![]() |
Penandatanganan MoU WALHI NTT dengan SMP SATAP 4 Komodo (foto doc. WALHI) |
KUPANG 3TUNGKU –Wahana Lingkungan Hidup Indonesia (WALHI) Nusa Tenggara Timur mengembangkan satu kurikulum baru berbasis pendidikan ekosistem komodo yang diterapkan di SMPN 4 SATAP Pulau Komodo, Manggarai Barat, NTT. Kesepakatan bersama ini ditandai dengan penandatanganan (teken) nota kesepahaman secara bersama yang termuat dalam bentuk Memorandum of Understanding (MoU) tentang Pengembangan Kurikulum Pendidikan Ekosistem Komodo, yang dilakukan pada Kamis, 15 Juni 2023 di SMPN 4 SATAP Pulau Komodo.
Penandatanganan
MoU tersebut dilakukan sendiri oleh Direktur WALHI NTT, Umbu Wulang Tanaamah
Paranggi, S.Sos bersama Kepala Sekolah SMPN 4 Satap Pulau Komodo, Ahmad Malik,
S.Pd,dan disaksikan oleh para guru serta staf WALHI NTT.
Kepala
Sekolah SMPN 4 SATAP Pulau Komodo, Ahmad Malik, S.Pd, dalam sambutannya mengatakan,
pertemuan tersebut merupakan tindak
lanjut dari rencana besar antara sekolah dengan WALHI NTT yang sebelumnya dilakukan via daring.
"Pembahasan
waktu itu mengenai penyelipan muatan materi tentang satwa komodo ke mata
pelajaran muatan lokal pada kurikulum kita.

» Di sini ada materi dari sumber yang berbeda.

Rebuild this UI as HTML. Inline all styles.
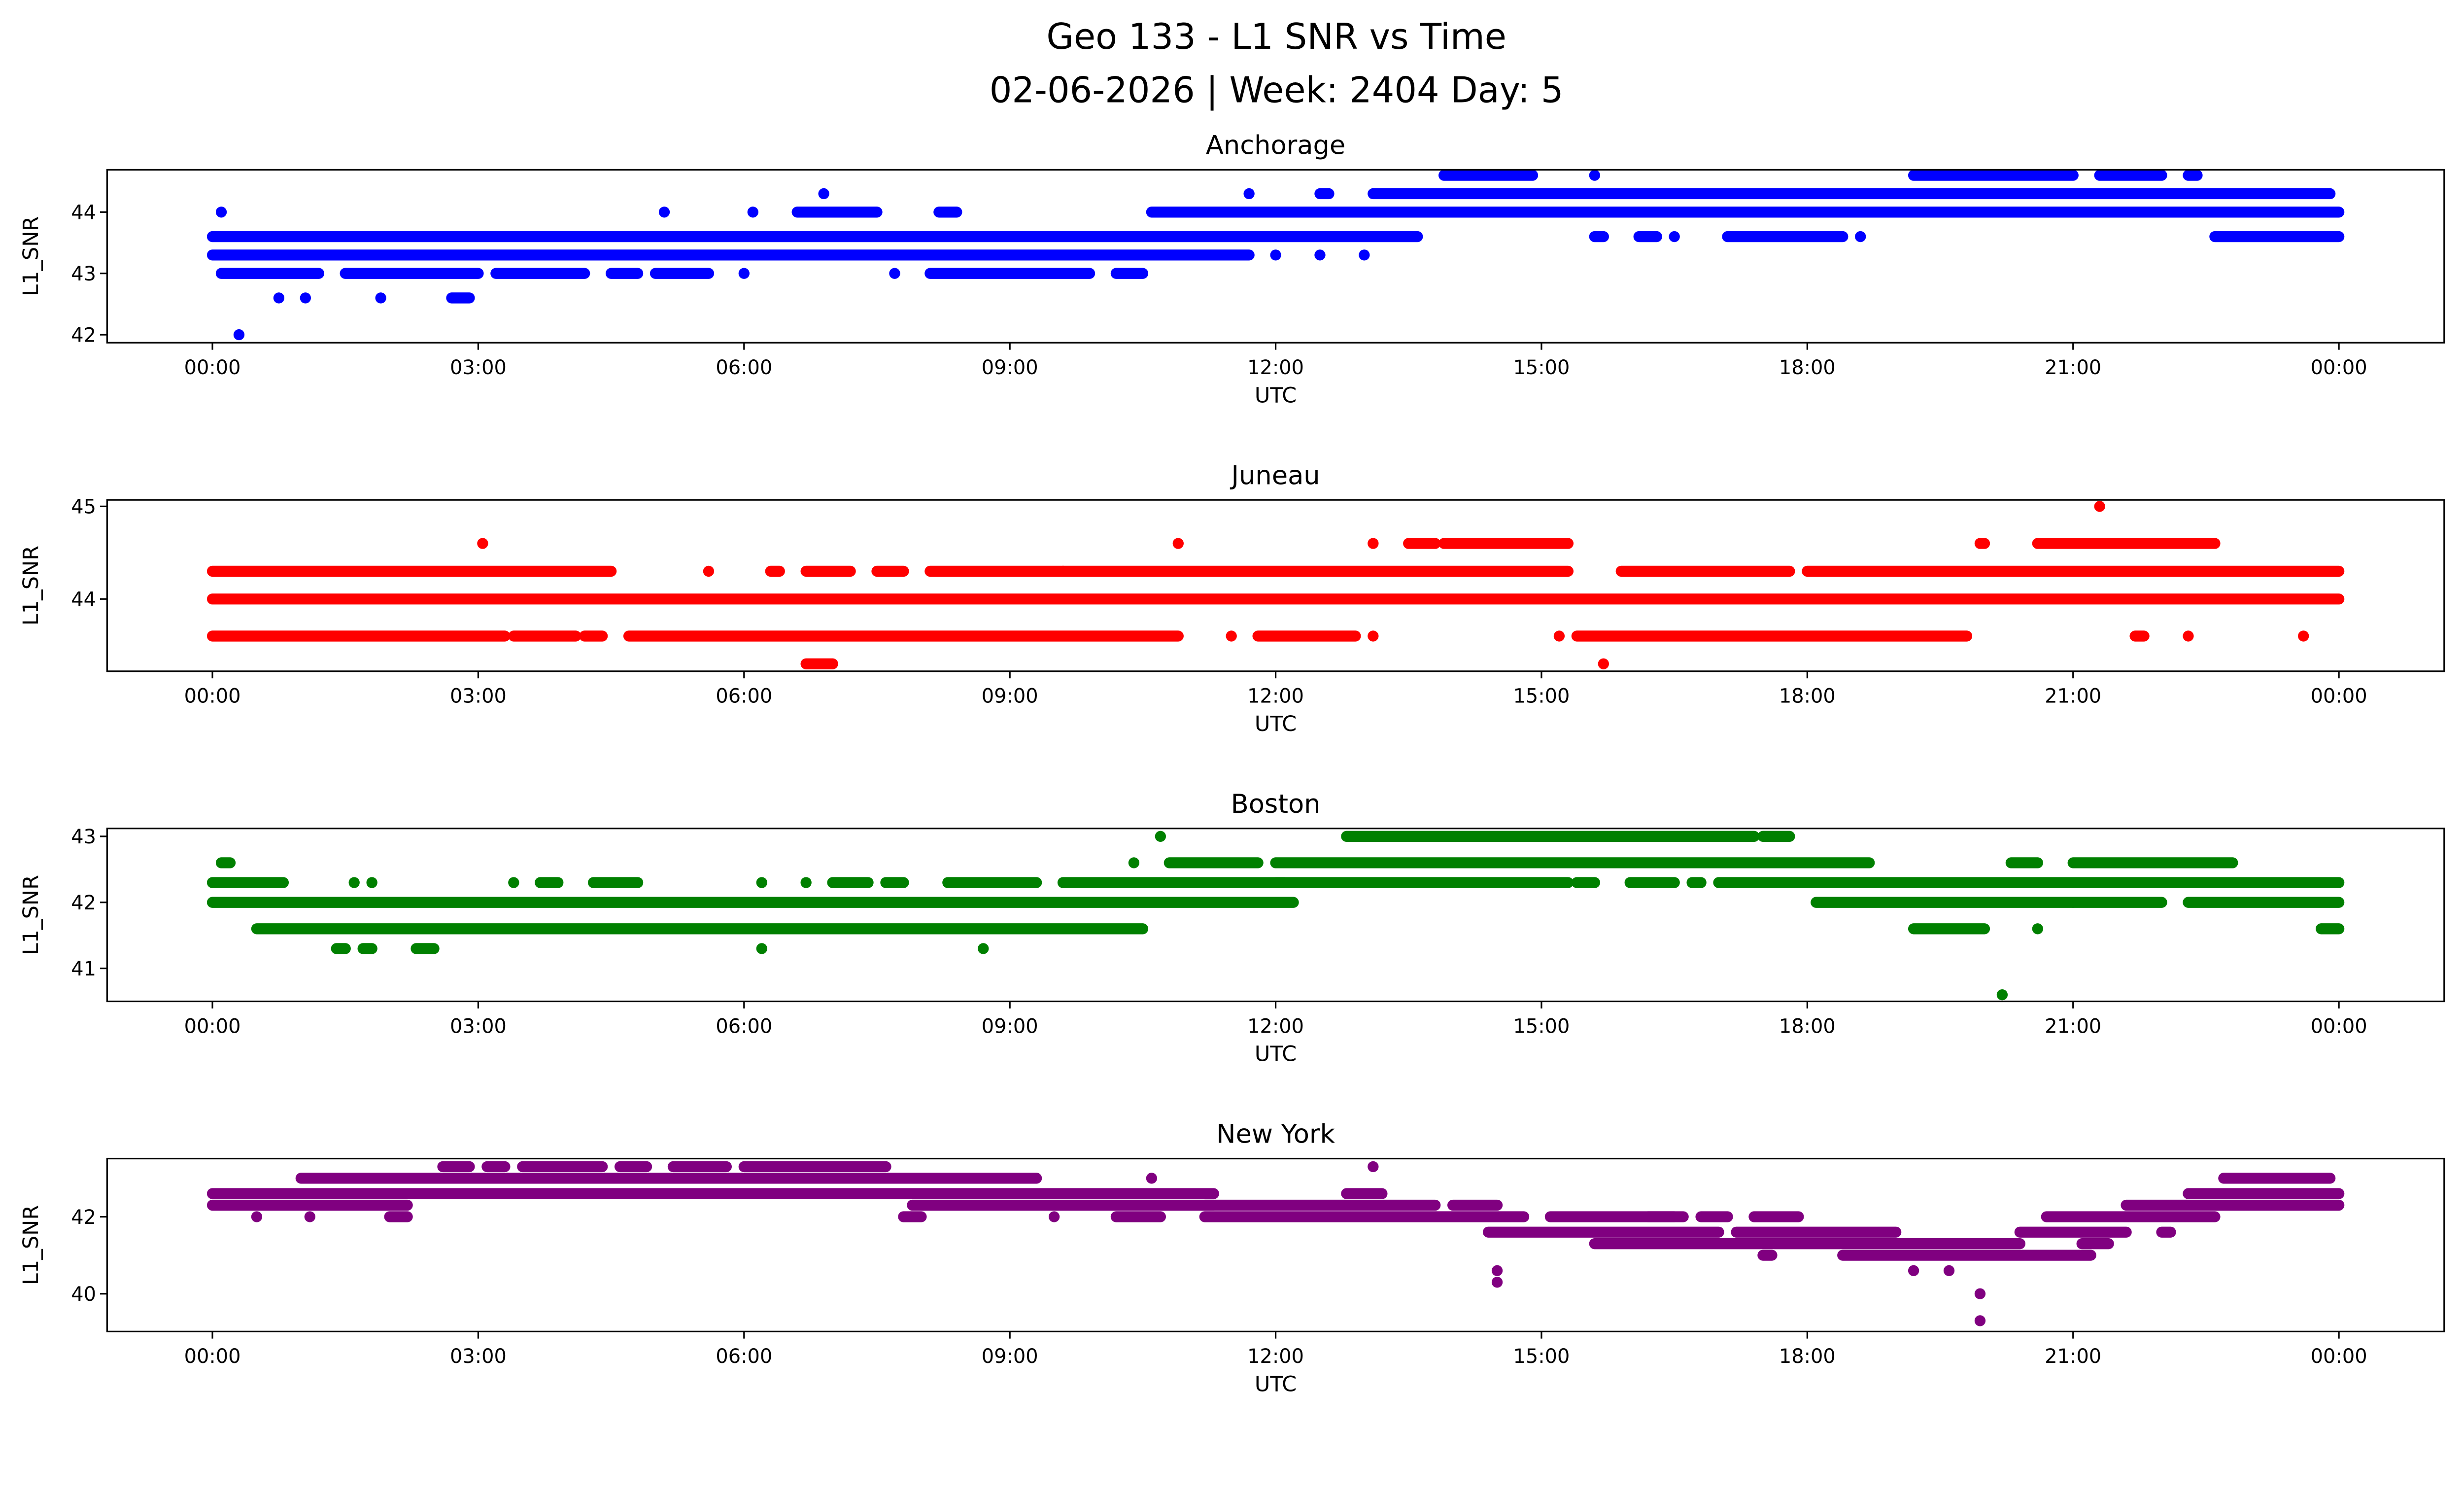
<!DOCTYPE html>
<html><head><meta charset="utf-8"><style>
html,body{margin:0;padding:0;background:#fff;overflow:hidden;width:5225px;height:3033px;}
svg{display:block;font-family:"DejaVu Sans","Liberation Sans",sans-serif;}
</style></head><body>
<svg id="fig" width="5225" height="3033" viewBox="0 0 1638 951" xmlns="http://www.w3.org/2000/svg">
<rect width="1638" height="951" fill="#fff"/>
<text x="812" y="31" font-size="22.5" text-anchor="middle">Geo 133 - L1 SNR vs Time</text>
<text x="812" y="65" font-size="22.5" text-anchor="middle">02-06-2026 | Week: 2404 Day: 5</text>
<g id="plots"></g>
</svg>
<script>
// Anchorage runs: [startHour, endHour] at SNR value
const anchStart = [0,15.6,16.1,16.5,17.1,18.6,22.6, 0,12,12.5,13, 0.1,1.5,3.2,4.5,5,6,7.7,8.1,10.2, 0.75,1.05,1.9,2.7, 0.3, 0.1,5.1,6.1,6.6,8.2,10.6, 6.9,11.7,12.5,13.1, 13.9,15.6,19.2,21.3,22.3];
const anchEnd   = [13.6,15.7,16.3,16.5,18.4,18.6,24, 11.7,12,12.5,13, 1.2,3.0,4.2,4.8,5.6,6,7.7,9.9,10.5, 0.75,1.05,1.9,2.9, 0.3, 0.1,5.1,6.1,7.5,8.4,24, 6.9,11.7,12.6,23.9, 14.9,15.6,21.0,22.0,22.4];
const anchVal   = [43.6,43.6,43.6,43.6,43.6,43.6,43.6, 43.3,43.3,43.3,43.3, 43,43,43,43,43,43,43,43,43, 42.6,42.6,42.6,42.6, 42, 44,44,44,44,44,44, 44.3,44.3,44.3,44.3, 44.6,44.6,44.6,44.6,44.6];

const junStart = [0, 0,5.6,6.3,6.7,7.5,8.1,9.6,15.9,18.0, 0,3.4,4.2,4.7,11.5,11.8,13.1,15.2,15.4,21.7,22.3,23.6, 6.7,15.7, 3.05,10.9,13.1,13.5,13.9,19.95,20.6, 21.3];
const junEnd   = [24, 4.5,5.6,6.4,7.2,7.8,9.6,15.3,17.8,24, 3.3,4.1,4.4,10.9,11.5,12.9,13.1,15.2,19.8,21.8,22.3,23.6, 7.0,15.7, 3.05,10.9,13.1,13.8,15.3,20.0,22.6, 21.3];
const junVal   = [44, 44.3,44.3,44.3,44.3,44.3,44.3,44.3,44.3,44.3, 43.6,43.6,43.6,43.6,43.6,43.6,43.6,43.6,43.6,43.6,43.6,43.6, 43.3,43.3, 44.6,44.6,44.6,44.6,44.6,44.6,44.6, 45];

const bosStart = [0,18.1,21.0,22.3, 0,1.6,1.8,3.4,3.7,4.3,6.2,6.7,7.0,7.6,8.3,9.6,12.0,15.4,16.0,16.7,17.0, 0.1,10.4,10.8,12,20.3,21.0, 10.7,12.8,17.5, 0.5,19.2,20.6,23.8, 1.4,1.7,2.3,6.2,8.7, 20.2];
const bosEnd   = [12.2,21.0,22.0,24, 0.8,1.6,1.8,3.4,3.9,4.8,6.2,6.7,7.4,7.8,9.3,12.1,15.3,15.6,16.5,16.8,24, 0.2,10.4,11.8,18.7,20.6,22.8, 10.7,17.4,17.8, 10.5,20.0,20.6,24, 1.5,1.8,2.5,6.2,8.7, 20.2];
const bosVal   = [42,42,42,42, 42.3,42.3,42.3,42.3,42.3,42.3,42.3,42.3,42.3,42.3,42.3,42.3,42.3,42.3,42.3,42.3,42.3, 42.6,42.6,42.6,42.6,42.6,42.6, 43,43,43, 41.6,41.6,41.6,41.6, 41.3,41.3,41.3,41.3,41.3, 40.6];

const nyStart = [0,7.9,11.2,14.0,21.6, 0,12.8,22.3, 1.0,10.6,22.7, 2.6,3.1,3.5,4.6,5.2,6.0,13.1, 0.5,1.1,2.0,7.8,9.5,10.2,11.2,15.1,16.2,16.8,17.4,20.7, 14.4,17.2,20.4,22.0, 15.6,21.1, 17.5,18.4, 14.5,19.2,19.6,14.5,19.95,19.95];
const nyEnd   = [2.2,11.3,13.8,14.5,24, 11.3,13.2,24, 9.3,10.6,23.9, 2.9,3.3,4.4,4.9,5.8,7.6,13.1, 0.5,1.1,2.2,8.0,9.5,10.7,14.8,16.5,16.6,17.1,17.9,22.6, 17.0,19.0,21.6,22.1, 20.4,21.4, 17.6,21.2, 14.5,19.2,19.6,14.5,19.95,19.95];
const nyVal   = [42.3,42.3,42.3,42.3,42.3, 42.6,42.6,42.6, 43,43,43, 43.3,43.3,43.3,43.3,43.3,43.3,43.3, 42,42,42,42,42,42,42,42,42,42,42,42, 41.6,41.6,41.6,41.6, 41.3,41.3, 41,41, 40.6,40.6,40.6,40.3,40,39.3];

const xTickHours = [0,3,6,9,12,15,18,21,24];
const xTickLabels = ["00:00","03:00","06:00","09:00","12:00","15:00","18:00","21:00","00:00"];

const panels = [
 {name:"Anchorage", color:"#0000ff", top:108, bottom:218, ymin:41.87, ymax:44.69, ticks:[42,43,44], s:anchStart, e:anchEnd, v:anchVal},
 {name:"Juneau", color:"#ff0000", top:318, bottom:427, ymin:43.22, ymax:45.07, ticks:[44,45], s:junStart, e:junEnd, v:junVal},
 {name:"Boston", color:"#008000", top:527, bottom:637, ymin:40.5, ymax:43.12, ticks:[41,42,43], s:bosStart, e:bosEnd, v:bosVal},
 {name:"New York", color:"#800080", top:737, bottom:847, ymin:39.02, ymax:43.51, ticks:[40,42], s:nyStart, e:nyEnd, v:nyVal}
];
const L=68, R=1555, X0=135, X24=1488;
const NS="http://www.w3.org/2000/svg";
const root=document.getElementById('plots');
function mk(tag,attrs,parent){const el=document.createElementNS(NS,tag);for(const k in attrs)el.setAttribute(k,attrs[k]);parent.appendChild(el);return el;}
function xs(h){return X0+(X24-X0)*h/24;}
panels.forEach(p=>{
  const slug=p.name.toLowerCase().replace(/ /g,'-');
  const g=mk('g',{},root);
  
  
  const ys=v=>p.bottom-(v-p.ymin)/(p.ymax-p.ymin)*(p.bottom-p.top);
  const t=mk('text',{x:(L+R)/2,y:p.top-10,'font-size':16.5,'text-anchor':'middle'},g);
  t.textContent=p.name;
  
  
  const marks=mk('g',{},g);
  
  
  for(let i=0;i<p.v.length;i++){
    const y=ys(p.v[i]);
    let m;
    if(p.s[i]===p.e[i]){
      m=mk('circle',{cx:xs(p.s[i]),cy:y,r:3.5,fill:p.color},marks);
    } else {
      m=mk('line',{x1:xs(p.s[i]),x2:xs(p.e[i]),y1:y,y2:y,stroke:p.color,'stroke-width':7,'stroke-linecap':'round'},marks);
    }
    
    
  }
  const fr=mk('rect',{x:L,y:p.top,width:R-L,height:p.bottom-p.top,fill:'none',stroke:'#000','stroke-width':1},g);
  
  
  xTickHours.forEach((h,i)=>{
    const x=xs(h);
    mk('line',{x1:x,x2:x,y1:p.bottom,y2:p.bottom+4.5,stroke:'#000','stroke-width':1},g);
    const tl=mk('text',{x:x,y:p.bottom+20,'font-size':12.5,'text-anchor':'middle'},g);
    tl.textContent=xTickLabels[i];
    
    
  });
  p.ticks.forEach(v=>{
    const y=ys(v);
    mk('line',{x1:L-4.5,x2:L,y1:y,y2:y,stroke:'#000','stroke-width':1},g);
    const tl=mk('text',{x:L-7,y:y+4.5,'font-size':12.5,'text-anchor':'end'},g);
    tl.textContent=String(v);
    
    
  });
  const xl=mk('text',{x:(L+R)/2,y:p.bottom+38,'font-size':13.5,'text-anchor':'middle'},g);
  xl.textContent='UTC';
  
  
  const cy=(p.top+p.bottom)/2;
  const yl=mk('text',{x:0,y:0,'font-size':13.5,'text-anchor':'middle',transform:`translate(24,${cy}) rotate(-90)`},g);
  yl.textContent='L1_SNR';
  
  
});
</script>
</body></html>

Satu hal yang mendasari kesepakatan
ini adalah kekhawatiran akan terputusnya pengetahuan tentang ekosistem komodo
yang akan dialami langsung oleh generasi Ata Modo. Kami membuka ruang
kolaborasi yang seluasnya kepada semua pihak yang ingin membangun bangsa ini
melalui pendidikan khususnya di NTT,” kata Ahmad.
Kepala
sekolah Ahmad melanjutkan, dalam mengampu mata pelajaran ini para guru akan
menyepakati guru mata pelajaran Muatan Lokal tetapi akan diputuskan dalam
Musayawarah Guru Mata Pelajaran tersebut.
“Rencana
operasional tersebut akan dilaksanakan pada awal Juli 2023 yangmana akan
disisipkan ke dalam mata pelajaran muatan lokal menggantikan materi tata boga,”
lanjut Ahmad Malik, S.Pd di sela-sela diskusi bersama.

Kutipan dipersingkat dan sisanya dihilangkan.